I was seriously puzzled by this experience that happened on 12 August 2015, World Elephant Day, because it went against what I knew about elephants. My earlier encounter with the herd was exceptional, I thought. I reasoned that the herd or some individuals had a purpose for letting me approach. They may have seen other persons providing water. But here, there was no purpose. The elephant was at peace with me because I approached the right way and did not go beyond his level of comfort, which varies with circumstances. Females with young would have far lower thresholds of tolerance.

With this encounter, I now tend to believe that the aggressiveness we see in elephants is mostly a response to our aggressiveness. We need to change.

Jean-Philippe Puyravaud.

The Pope’s Encyclical


The Pope’s Encyclical is a welcome wake-up call for the Christians, particularly Catholics of course, and some Protestants and maybe other people of other faiths as well. It reminds the Catholics of the importance of the environment and of other forms of life, a welcome move since to the Christian view, Man is the lonely apex of creation.

After a review of the environmental problems and its associated sociological problems, the Encyclical comes with a more theological chapter on Christianity and its understanding of our relationship with nature. Another chapter attempts to go into the root cause of environmental problems, i.e. the technological paradigm. The Pope considers it to form a set of beliefs that over-rides all other beliefs, in particular the notion that Man’s well-being (in a holistic, spiritual understanding) should be the aim of all activities. In economy for example, we are promised future happiness in a world with infinite resources.
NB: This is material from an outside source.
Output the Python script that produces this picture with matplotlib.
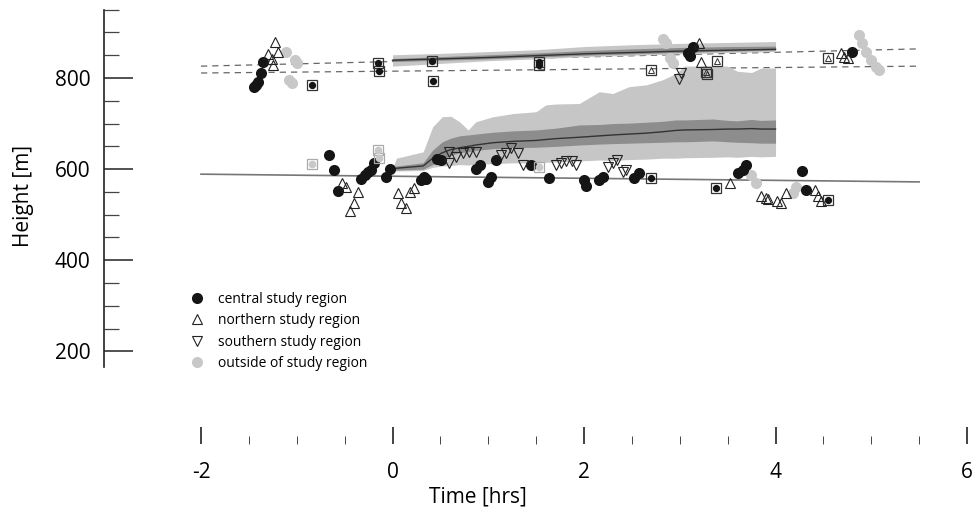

Optimist technocrats also prophesy solutions to all our problems with science and technology. This attitude percolates into all our lives with a conception of progress that pushes people to “go forward” without thinking twice. And in the Christian perspective, this is considered a sin because this mindset causes a shift from God, the source and the purpose of all existence on whom our focus should remain. This false “wealth” god creates environmental destruction and I must agree with the Pope that our planet is in dire straits. At last a leader is courageous enough to say it.

I don’t believe in happy technological endings and I don’t see the Eldorado some economists promise us. We are richer, maybe. Are we happier or better off? See in your own city how people are ready to kill early morning, stuck in traffic jams. As an ecologist I believe in frugality and in God, depending upon the airline, the weather, and the experience of the Captain. Otherwise, I am a rationalist, empirical sceptic as Nassim Taleb (a trader turned philosopher) puts it. With this prudently laid disclaimer, I would humbly disagree with the Pope on the source of the problem. To me, the source of all problems is political. Even in democratic regimes, we just don’t have abandoned our judgements (sold our souls) regarding technology. We have abandoned our very responsibilities in delegating our power. When we delegate our power with a vote, we hand over responsibilities to professional politicians who do what want their rich sponsors. They become kings. They form dynasties. Early democratic experiment in Greece had citizens taken for a short time at random, to write the Constitution (the law of the law). In that way, common people kept control of the law without conflict of interest. No one could be the king but everyone was involved in the public life.

What would happen to the environment if we dare try empower citizen to write and control the law? This, I believe, could save our planet and is worth trying. Amen.